■ **Stated task**
Lines holding the string "with" are the ones to copy from this listing.
== Material provided
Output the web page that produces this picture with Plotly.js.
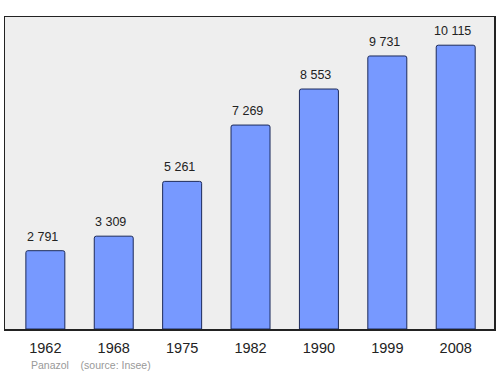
====
== Material provided
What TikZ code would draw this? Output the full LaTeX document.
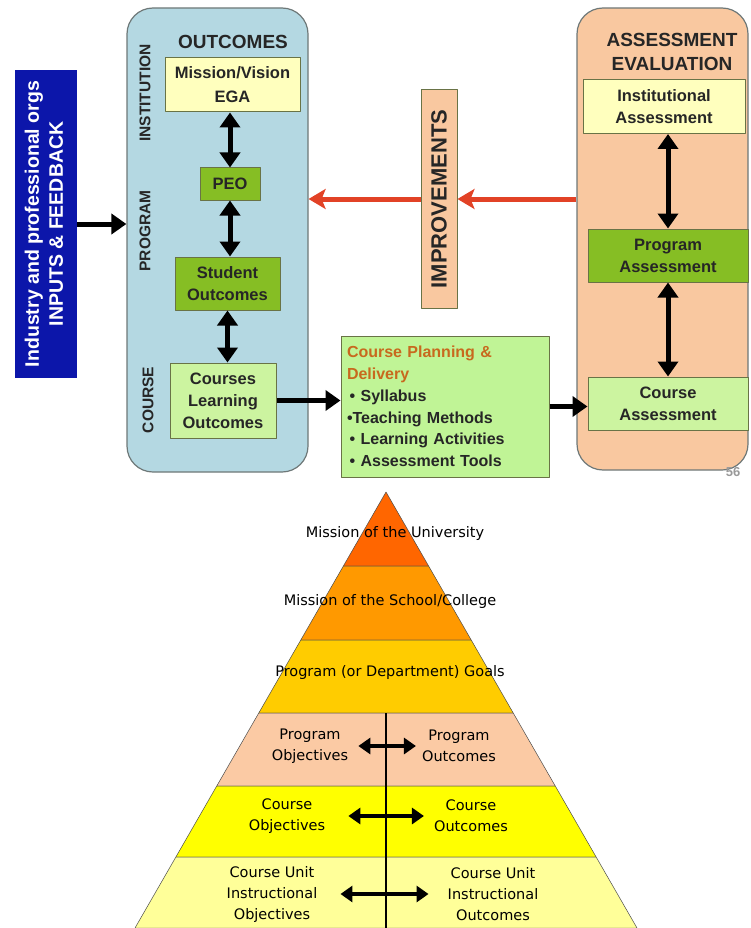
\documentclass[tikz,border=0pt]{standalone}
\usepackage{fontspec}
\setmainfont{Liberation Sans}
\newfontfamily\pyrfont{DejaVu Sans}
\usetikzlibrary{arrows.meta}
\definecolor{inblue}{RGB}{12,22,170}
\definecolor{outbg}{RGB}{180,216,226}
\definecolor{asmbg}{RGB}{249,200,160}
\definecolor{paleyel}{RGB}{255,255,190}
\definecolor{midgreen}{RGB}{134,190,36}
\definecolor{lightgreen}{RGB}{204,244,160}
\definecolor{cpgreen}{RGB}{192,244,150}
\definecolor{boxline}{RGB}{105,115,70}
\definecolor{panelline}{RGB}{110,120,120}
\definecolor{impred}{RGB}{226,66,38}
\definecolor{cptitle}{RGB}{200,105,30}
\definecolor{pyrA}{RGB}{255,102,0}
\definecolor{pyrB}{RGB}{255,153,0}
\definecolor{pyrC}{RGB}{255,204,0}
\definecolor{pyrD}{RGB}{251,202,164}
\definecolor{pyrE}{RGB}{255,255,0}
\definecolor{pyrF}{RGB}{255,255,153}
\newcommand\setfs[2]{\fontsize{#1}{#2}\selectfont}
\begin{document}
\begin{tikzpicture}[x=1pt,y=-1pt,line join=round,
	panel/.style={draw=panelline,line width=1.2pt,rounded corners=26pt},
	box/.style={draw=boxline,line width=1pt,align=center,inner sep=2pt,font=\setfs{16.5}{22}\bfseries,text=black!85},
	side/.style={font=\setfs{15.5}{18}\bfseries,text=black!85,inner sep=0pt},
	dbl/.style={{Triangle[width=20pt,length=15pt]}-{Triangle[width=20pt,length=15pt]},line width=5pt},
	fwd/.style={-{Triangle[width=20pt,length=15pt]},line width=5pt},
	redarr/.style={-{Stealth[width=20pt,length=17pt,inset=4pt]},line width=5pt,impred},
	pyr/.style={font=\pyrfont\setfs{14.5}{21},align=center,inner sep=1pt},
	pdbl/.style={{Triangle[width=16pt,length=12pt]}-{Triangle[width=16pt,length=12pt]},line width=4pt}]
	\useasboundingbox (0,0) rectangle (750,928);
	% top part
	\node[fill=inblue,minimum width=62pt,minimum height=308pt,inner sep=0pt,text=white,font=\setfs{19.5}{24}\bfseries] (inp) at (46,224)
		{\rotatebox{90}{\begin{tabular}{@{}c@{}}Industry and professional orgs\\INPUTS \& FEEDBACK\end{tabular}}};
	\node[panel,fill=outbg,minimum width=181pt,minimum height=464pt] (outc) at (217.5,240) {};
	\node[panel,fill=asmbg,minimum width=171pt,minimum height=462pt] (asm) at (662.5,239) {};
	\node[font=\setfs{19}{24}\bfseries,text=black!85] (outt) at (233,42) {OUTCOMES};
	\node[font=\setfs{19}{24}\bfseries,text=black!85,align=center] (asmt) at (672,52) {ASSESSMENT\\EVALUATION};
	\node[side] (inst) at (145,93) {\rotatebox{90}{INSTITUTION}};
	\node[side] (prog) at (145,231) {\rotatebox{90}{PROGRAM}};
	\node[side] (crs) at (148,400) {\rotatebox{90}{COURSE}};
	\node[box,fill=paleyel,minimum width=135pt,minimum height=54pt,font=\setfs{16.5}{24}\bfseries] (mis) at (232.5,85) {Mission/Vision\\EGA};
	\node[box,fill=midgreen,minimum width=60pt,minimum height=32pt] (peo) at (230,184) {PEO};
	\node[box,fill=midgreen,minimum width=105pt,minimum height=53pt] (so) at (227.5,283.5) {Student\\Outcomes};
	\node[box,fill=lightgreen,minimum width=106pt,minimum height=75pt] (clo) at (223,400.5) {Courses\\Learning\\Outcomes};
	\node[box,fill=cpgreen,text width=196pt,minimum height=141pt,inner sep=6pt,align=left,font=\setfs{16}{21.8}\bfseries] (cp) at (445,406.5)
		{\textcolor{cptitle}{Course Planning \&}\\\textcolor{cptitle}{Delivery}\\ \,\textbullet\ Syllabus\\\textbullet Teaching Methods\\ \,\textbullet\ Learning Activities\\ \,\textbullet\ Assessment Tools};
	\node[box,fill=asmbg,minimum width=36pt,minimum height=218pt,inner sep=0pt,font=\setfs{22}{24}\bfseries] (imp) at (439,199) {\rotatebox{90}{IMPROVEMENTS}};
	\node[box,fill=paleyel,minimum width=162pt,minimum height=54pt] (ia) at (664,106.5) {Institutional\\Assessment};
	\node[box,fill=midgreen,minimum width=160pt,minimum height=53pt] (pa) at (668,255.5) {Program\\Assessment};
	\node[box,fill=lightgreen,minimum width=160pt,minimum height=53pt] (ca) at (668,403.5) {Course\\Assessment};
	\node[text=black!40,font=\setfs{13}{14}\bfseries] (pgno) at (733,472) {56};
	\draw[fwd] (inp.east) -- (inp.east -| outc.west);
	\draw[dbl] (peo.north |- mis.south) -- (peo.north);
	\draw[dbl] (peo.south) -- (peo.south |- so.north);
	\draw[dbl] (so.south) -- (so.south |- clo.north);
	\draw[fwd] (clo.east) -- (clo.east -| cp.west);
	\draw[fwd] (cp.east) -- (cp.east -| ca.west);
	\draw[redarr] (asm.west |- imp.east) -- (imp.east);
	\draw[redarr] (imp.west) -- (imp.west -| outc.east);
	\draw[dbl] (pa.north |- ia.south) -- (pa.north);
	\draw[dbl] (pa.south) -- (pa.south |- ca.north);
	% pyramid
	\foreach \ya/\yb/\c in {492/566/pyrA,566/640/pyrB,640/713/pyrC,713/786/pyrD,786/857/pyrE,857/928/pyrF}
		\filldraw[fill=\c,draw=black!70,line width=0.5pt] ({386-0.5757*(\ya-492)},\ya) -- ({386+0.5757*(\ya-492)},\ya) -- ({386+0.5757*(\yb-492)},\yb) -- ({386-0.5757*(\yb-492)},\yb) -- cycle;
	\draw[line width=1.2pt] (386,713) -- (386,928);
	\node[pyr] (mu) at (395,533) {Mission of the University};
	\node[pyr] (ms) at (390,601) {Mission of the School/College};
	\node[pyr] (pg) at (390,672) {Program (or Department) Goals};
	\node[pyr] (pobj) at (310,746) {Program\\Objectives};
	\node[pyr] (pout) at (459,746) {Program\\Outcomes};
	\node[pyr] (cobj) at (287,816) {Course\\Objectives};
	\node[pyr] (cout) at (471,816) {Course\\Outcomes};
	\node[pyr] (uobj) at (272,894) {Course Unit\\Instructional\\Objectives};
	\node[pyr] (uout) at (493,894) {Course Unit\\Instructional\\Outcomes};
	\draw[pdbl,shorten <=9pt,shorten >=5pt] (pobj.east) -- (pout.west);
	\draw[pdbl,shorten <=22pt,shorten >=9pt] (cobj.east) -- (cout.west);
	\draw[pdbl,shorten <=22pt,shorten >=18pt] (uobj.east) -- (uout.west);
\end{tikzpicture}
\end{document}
====
== Material provided
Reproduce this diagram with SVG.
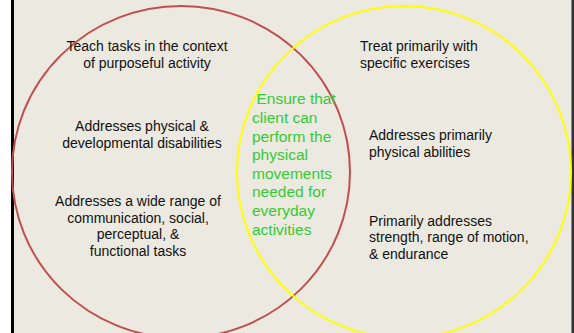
====
■ **Output of the exercise**
Output the web page that produces this picture with Plotly.js.
Reproduce this diagram with SVG.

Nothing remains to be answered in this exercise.